Should success crown the efforts of France against England, there will remain but gloriously to terminate this long war, to give freedom to commerce and make other powers adopt the system. Political liberty will then acquire that degree of perfection and breadth of which it is susceptible and philosophy will see with joy the olive branch of an eternal peace shade the course of science and industry.
This letter possesses two great points of interest. One that it marks the first approach of Fulton to Napoleon, leading as will be seen below to a far more important suggestion than that of building small canals; and the other that it is animated by an intense desire for French success over England. That this was in the beginning Fulton’s hope is to be borne in mind when, as will be shown, having developed in 1804 the opposite or pro-British sympathy, he lived and worked during two years in England for the destruction of Napoleon’s power though perhaps not of French ascendancy. The letter speaks of a “lasting peace.” That is something that the same nations a century and a quarter later are still seeking.

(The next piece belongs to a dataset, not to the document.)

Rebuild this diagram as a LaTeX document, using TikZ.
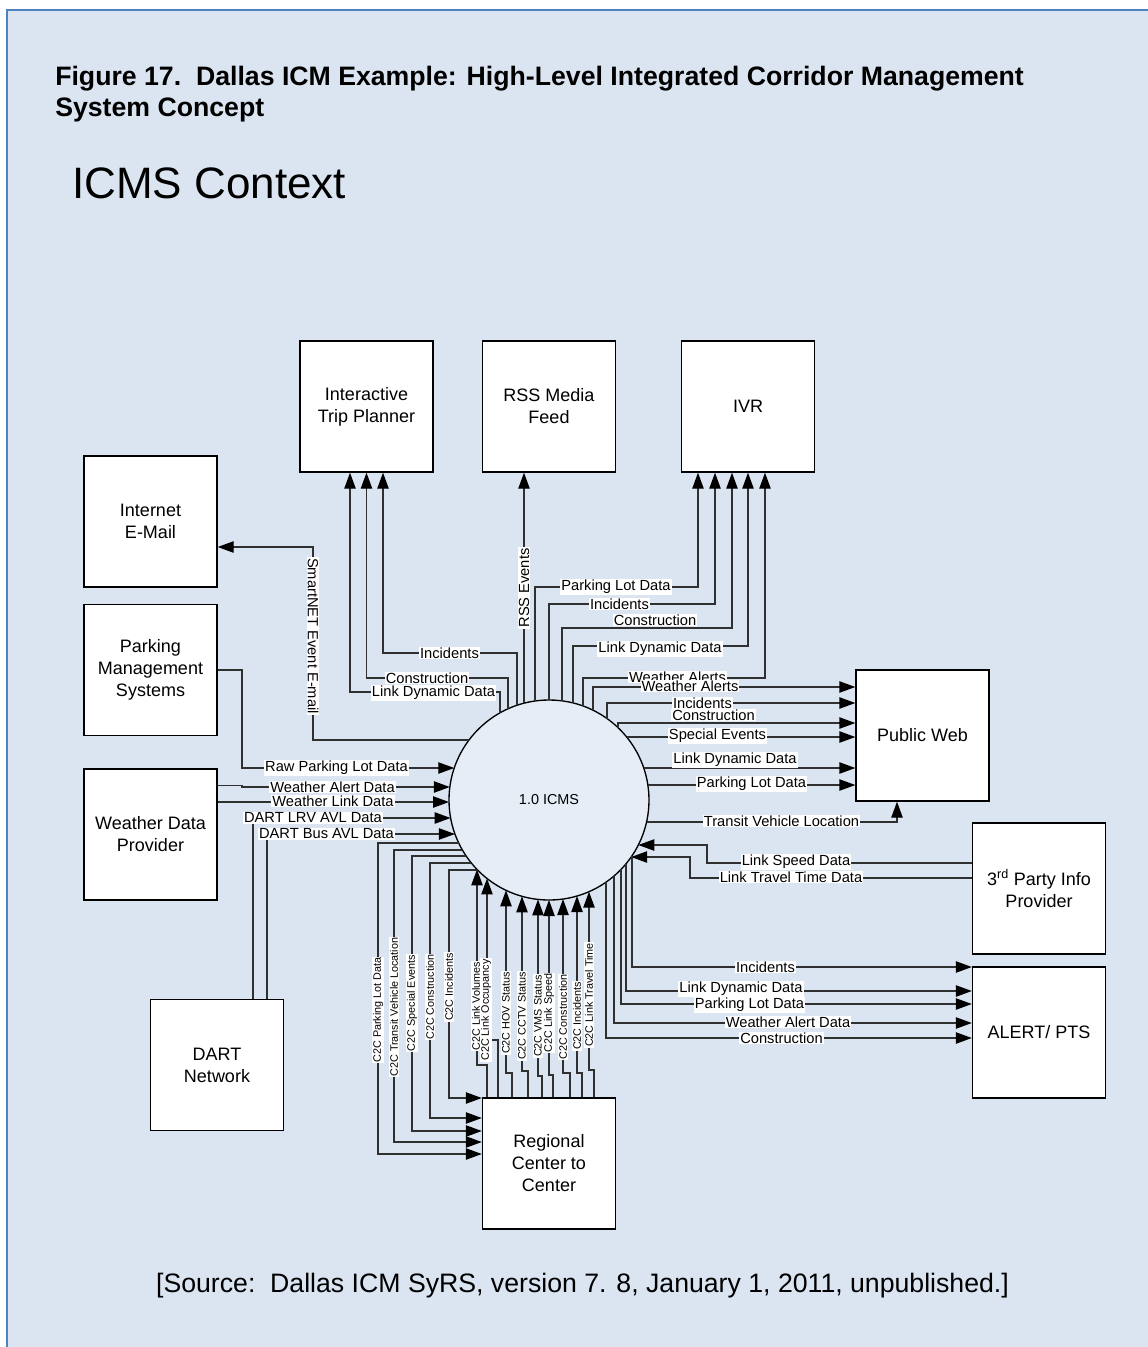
\documentclass[tikz,border=0pt]{standalone}
\usepackage{fontspec}
\setmainfont{Liberation Sans}
\usetikzlibrary{arrows.meta,calc}
\definecolor{bg}{HTML}{DBE5F1}
\definecolor{framec}{HTML}{4F81BD}
\definecolor{cfill}{HTML}{E6EDF7}
\definecolor{ln}{HTML}{303030}
\newcommand\sq[1]{sqrt(10000-(#1)^2)}
\tikzset{
  box/.style={draw=black, fill=white, line width=1pt, minimum width=99.75pt, minimum height=98.25pt,
    align=center, inner sep=0pt, font=\fontsize{13.5}{16.5}\selectfont},
  conn/.style={draw=ln, line width=1pt},
  arr/.style={conn, -{Triangle[length=12pt,width=8.5pt,color=black]}},
  lbl/.style={fill=white, inner sep=0.8pt, font=\fontsize{11}{11}\selectfont},
  clbl/.style={fill=white, inner sep=0.6pt, rotate=90, font=\fontsize{8.1}{8.1}\selectfont},
}
\begin{document}
\begin{tikzpicture}[x=0.75pt,y=-0.75pt]
\useasboundingbox (0,0) rectangle (1147,1347);
\fill[white] (0,0) rectangle (1147,1347);
\draw[framec, line width=2pt, fill=bg] (7,10) rectangle (1170,1370);

% titles
\node[anchor=base west, inner sep=0pt, font=\fontsize{20}{20}\selectfont\bfseries] (t1) at (55,85.5)
  {Figure 17.\ \ Dallas ICM Example: High-Level Integrated Corridor Management};
\node[anchor=base west, inner sep=0pt, font=\fontsize{20}{20}\selectfont\bfseries] (t2) at (55,116.5)
  {System Concept};
\node[anchor=base west, inner sep=0pt, font=\fontsize{33}{33}\selectfont] (t3) at (72,198) {ICMS Context};
\node[anchor=base, inner sep=0pt, font=\fontsize{20}{20}\selectfont] (src) at (582.5,1292)
  {[Source:\ \ Dallas ICM SyRS, version 7. 8, January 1, 2011, unpublished.]};

% boxes
\node[box] (itp) at (366.5,406.5) {Interactive\\Trip Planner};
\node[box] (rss) at (549,406.5) {RSS Media\\Feed};
\node[box] (ivr) at (748,406.5) {IVR};
\node[box] (email) at (150.5,521.5) {Internet\\E-Mail};
\node[box] (pms) at (150.5,670) {Parking\\Management\\Systems};
\node[box] (wdp) at (150.5,834.5) {Weather Data\\Provider};
\node[box] (dart) at (217,1065) {DART\\Network};
\node[box] (pw) at (922.5,735.5) {Public Web};
\node[box] (tpi) at (1039,888.5) {3\textsuperscript{rd} Party Info\\Provider};
\node[box] (alert) at (1039,1032.5) {ALERT/ PTS};
\node[box] (rcc) at (549,1163.5) {Regional\\Center to\\Center};

% central process
\node[circle, draw=black, line width=1pt, fill=cfill, minimum size=150pt, inner sep=0pt,
  font=\fontsize{10.8}{10.8}\selectfont] (c) at (549,800) {1.0 ICMS};

% to Interactive Trip Planner
\draw[arr] ($(c.center)+(-32,{-\sq{-32}})$) |- (383,653) -- (383,653 |- itp.south);
\draw[arr] ($(c.center)+(-41,{-\sq{-41}})$) |- (366.5,678) -- (366.5,678 |- itp.south);
\draw[arr] ($(c.center)+(-49,{-\sq{-49}})$) |- (350,692) -- (350,692 |- itp.south);
% to RSS
\draw[arr] ($(c.center)+(-25,{-\sq{-25}})$) -- (524,600 |- rss.south);
% to IVR
\draw[arr] ($(c.center)+(-14,{-\sq{-14}})$) |- (698,587) -- (698,587 |- ivr.south);
\draw[arr] ($(c.center)+(0,-100)$) |- (715,604) -- (715,604 |- ivr.south);
\draw[arr] ($(c.center)+(13,{-\sq{13}})$) |- (732,628) -- (732,628 |- ivr.south);
\draw[arr] ($(c.center)+(24,{-\sq{24}})$) |- (748,646) -- (748,646 |- ivr.south);
\draw[arr] ($(c.center)+(34,{-\sq{34}})$) |- (765,678) -- (765,678 |- ivr.south);
% to Public Web
\draw[arr] ($(c.center)+(44,{-\sq{44}})$) |- (pw.west |- 0,687);
\draw[arr] ($(c.center)+(58,{-\sq{58}})$) |- (pw.west |- 0,703);
\draw[arr] ($(c.center)+(69,{-\sq{69}})$) |- (pw.west |- 0,723);
\draw[arr] ($(c.center)+({\sq{-63}},-63)$) -- (pw.west |- 0,737);
\draw[arr] ($(c.center)+({\sq{-32}},-32)$) -- (pw.west |- 0,768);
\draw[arr] ($(c.center)+({\sq{-15}},-15)$) -- (pw.west |- 0,785);
\draw[arr] ($(c.center)+({\sq{22}},22)$) -| (897,822 |- pw.south);
% from 3rd party
\draw[arr] (tpi.west |- 0,863) -| (707,845) -- ($(c.center)+({\sq{45}},45)$);
\draw[arr] (tpi.west |- 0,878) -| (690,857) -- ($(c.center)+({\sq{57}},57)$);
% to ALERT/PTS
\draw[arr] ($(c.center)+(83,{\sq{83}})$) |- (alert.west |- 0,967);
\draw[arr] ($(c.center)+(77,{\sq{77}})$) |- (alert.west |- 0,991);
\draw[arr] ($(c.center)+(72,{\sq{72}})$) |- (alert.west |- 0,1004);
\draw[arr] ($(c.center)+(65,{\sq{65}})$) |- (alert.west |- 0,1023);
\draw[arr] ($(c.center)+(57,{\sq{57}})$) |- (alert.west |- 0,1038);
% left side
\draw[arr] ($(c.center)+({-\sq{-60}},-60)$) -| (313,547) -- (email.east |- 0,547);
\draw[arr] (pms.east |- 0,670) -| (242,768) -- ($(c.center)+({-\sq{-32}},-32)$);
\draw[arr] (wdp.east |- 0,785.5) -- (242,785.5) -- (242,787) -- ($(c.center)+({-\sq{-13}},-13)$);
\draw[arr] (wdp.east |- 0,802) -- ($(c.center)+({-\sq{2}},2)$);
\draw[arr] (253,900 |- dart.north) |- ($(c.center)+({-\sq{18}},18)$);
\draw[arr] (267,900 |- dart.north) |- ($(c.center)+({-\sq{34}},34)$);
% to Regional Center to Center
\draw[arr] ($(c.center)+({-\sq{43}},43)$) -| (378,1154) -- (rcc.west |- 0,1154);
\draw[arr] ($(c.center)+({-\sq{50}},50)$) -| (394,1142) -- (rcc.west |- 0,1142);
\draw[arr] ($(c.center)+({-\sq{56}},56)$) -| (412,1131) -- (rcc.west |- 0,1131);
\draw[arr] ($(c.center)+({-\sq{63}},63)$) -| (430,1118) -- (rcc.west |- 0,1118);
\draw[arr] ($(c.center)+({-\sq{70}},70)$) -| (449,1098) -- (rcc.west |- 0,1098);
% from Regional Center to Center
\draw[arr] (487,1000 |- rcc.north) -- (487,1065) -- (477,1065) -- ($(c.center)+(-72,{\sq{-72}})$);
\draw[arr] (498,1000 |- rcc.north) -- (498,1040) -- (487,1040) -- ($(c.center)+(-62,{\sq{-62}})$);
\draw[arr] (512,1000 |- rcc.north) -- (512,1073) -- (506,1073) -- ($(c.center)+(-43,{\sq{-43}})$);
\draw[arr] (528,1000 |- rcc.north) -- (528,1071) -- (522,1071) -- ($(c.center)+(-27,{\sq{-27}})$);
\draw[arr] (542,1000 |- rcc.north) -- (542,1076) -- (538,1076) -- ($(c.center)+(-11,{\sq{-11}})$);
\draw[arr] (553,1000 |- rcc.north) -- (553,1075) -- (549,1075) -- ($(c.center)+(0,100)$);
\draw[arr] (570,1000 |- rcc.north) -- (570,1073) -- (563,1073) -- ($(c.center)+(14,{\sq{14}})$);
\draw[arr] (582,1000 |- rcc.north) -- (582,1073) -- (577,1073) -- ($(c.center)+(28,{\sq{28}})$);
\draw[arr] (594,1000 |- rcc.north) -- (594,1070) -- (589,1070) -- ($(c.center)+(40,{\sq{40}})$);

% labels
\node[lbl] at (449.5,653) {Incidents};
\node[lbl] at (427,678) {Construction};
\node[lbl] at (433.5,693) {Link Dynamic Data};
\node[lbl, rotate=90] at (524,588) {RSS Events};
\node[lbl] at (616,587) {Parking Lot Data};
\node[lbl] at (619.5,604) {Incidents};
\node[lbl] at (655,620) {Construction};
\node[lbl] at (660,649) {Link Dynamic Data};
\node[lbl] at (677.5,677) {Weather Alerts};
\node[lbl] at (690,686) {Weather Alerts};
\node[lbl] at (702.5,703) {Incidents};
\node[lbl] at (713.5,715) {Construction};
\node[lbl] at (717.5,736) {Special Events};
\node[lbl] at (735,760) {Link Dynamic Data};
\node[lbl] at (751.5,784) {Parking Lot Data};
\node[lbl] at (781.5,821) {Transit Vehicle Location};
\node[lbl] at (796,862) {Link Speed Data};
\node[lbl] at (791,877) {Link Travel Time Data};
\node[lbl] at (765.5,967) {Incidents};
\node[lbl] at (741,989) {Link Dynamic Data};
\node[lbl] at (749.5,1005) {Parking Lot Data};
\node[lbl] at (788,1022) {Weather Alert Data};
\node[lbl] at (781.5,1038) {Construction};
\node[lbl, rotate=-90] at (313,636) {SmartNET Event E-mail};
\node[lbl] at (336.5,768) {Raw Parking Lot Data};
\node[lbl] at (333,801) {Weather Link Data};
\node[lbl] at (332.5,787) {Weather Alert Data};
\node[lbl] at (313,818) {DART LRV AVL Data};
\node[lbl] at (326.5,834) {DART Bus AVL Data};

\node[clbl] at (378,1010) {C2C Parking Lot Data};
\node[clbl] at (394,1007) {C2C Transit Vehicle Location};
\node[clbl] at (412,1003) {C2C Special Events};
\node[clbl] at (430,997) {C2C Construction};
\node[clbl] at (449,987) {C2C Incidents};
\node[clbl] at (486,1010) {C2C Link Occupancy};
\node[clbl] at (476,1006) {C2C Link Volumes};
\node[clbl] at (506,1013) {C2C HOV Status};
\node[clbl] at (522,1016) {C2C CCTV Status};
\node[clbl] at (538,1016) {C2C VMS Status};
\node[clbl] at (549,1013) {C2C Link Speed};
\node[clbl] at (563,1017) {C2C Construction};
\node[clbl] at (577,1016) {C2C Incidents};
\node[clbl] at (589,995) {C2C Link Travel Time};
\end{tikzpicture}
\end{document}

How delightfully charming and naïve is Fulton’s confidence that his picture of an altruistic ambition would excite a sympathetic emotion in Bonaparte. If Napoleon read the letter he must have smiled at Fulton’s enthusiastic simplicity.
Fulton’s leaning to French views at this time is explained by the fact that in politics he was intensely republican, in fact, somewhat extreme, a position that was undoubtedly encouraged and strengthened by his mentor, Barlow, who we have seen was a candidate for the celebrated Convention of 1793. This same leaning very likely influenced his remaining in France, rather than undertaking his contemplated return to his native land, because at this period his political ideals seemed more probable of realization in the former than in the latter country.